* Start DATA SECTION *

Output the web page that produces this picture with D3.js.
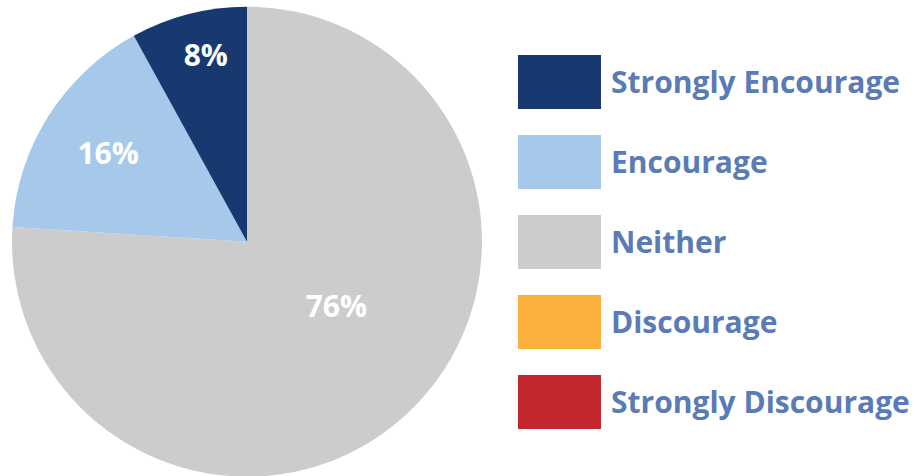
<!DOCTYPE html>
<html>
<head>
<meta charset="utf-8">
<script src="https://cdn.jsdelivr.net/npm/d3@7"></script>
<style>
  html, body { margin: 0; padding: 0; background: #fff; }
  svg { display: block; }
  text { font-family: "Open Sans", "Noto Sans", sans-serif; font-weight: 700; }
</style>
</head>
<body>
<svg id="chart" width="917" height="476"></svg>
<script>
// Response shares, in the order the slices are laid out clockwise from 12 o'clock
const categories = ["Strongly Discourage", "Discourage", "Neither", "Encourage", "Strongly Encourage"];
const shares = [0, 0, 76, 16, 8];
const colors = ["#c1272d", "#fbb03b", "#cccccc", "#a6c8ea", "#17396f"];
const legendOrder = ["Strongly Encourage", "Encourage", "Neither", "Discourage", "Strongly Discourage"];

const svg = d3.select("#chart");
const cx = 247, cy = 241.7, radius = 235;

const color = d3.scaleOrdinal().domain(categories).range(colors);
const data = categories.map((c, i) => ({ category: c, value: shares[i] }));

const pie = d3.pie().sort(null).value(d => d.value);
const arc = d3.arc().innerRadius(0).outerRadius(radius);
const arcs = pie(data);

const g = svg.append("g").attr("transform", `translate(${cx},${cy})`);

g.selectAll("path.slice")
  .data(arcs.filter(a => a.data.value > 0))
  .join("path")
  .attr("class", "slice")
  .attr("d", arc)
  .attr("fill", d => color(d.data.category));

// Label placement: fraction of radius and angular nudge per slice
const labelLayout = {
  "Neither": { r: 0.47, nudge: -10.8 },
  "Encourage": { r: 0.70, nudge: 0 },
  "Strongly Encourage": { r: 0.81, nudge: 1.9 }
};

g.selectAll("text.pct")
  .data(arcs.filter(a => a.data.value > 0))
  .join("text")
  .attr("class", "pct")
  .each(function(d) {
    const l = labelLayout[d.data.category];
    const a = (d.startAngle + d.endAngle) / 2 + l.nudge * Math.PI / 180;
    const r = radius * l.r;
    d3.select(this)
      .attr("x", Math.sin(a) * r)
      .attr("y", -Math.cos(a) * r);
  })
  .attr("text-anchor", "middle")
  .attr("dy", "0.35em")
  .attr("fill", "#ffffff")
  .attr("font-size", 30)
  .text(d => d.data.value + "%");

// Legend
const legendY = d3.scaleBand().domain(legendOrder).range([55, 455]).paddingInner(0);
const legend = svg.append("g");
const items = legend.selectAll("g.item")
  .data(legendOrder)
  .join("g")
  .attr("class", "item")
  .attr("transform", d => `translate(518,${legendY(d)})`);

items.append("rect")
  .attr("width", 83)
  .attr("height", 54)
  .attr("fill", d => color(d));

items.append("text")
  .attr("x", 93)
  .attr("y", 38)
  .attr("fill", "#5a7bb5")
  .attr("font-size", 30)
  .text(d => d);
</script>
</body>
</html>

* End DATA SECTION *

# [WHAT IS EXPECTED]
Tally every line of the listing that holds the string "this", then give the number by itself.

# [FINAL RESULT]
2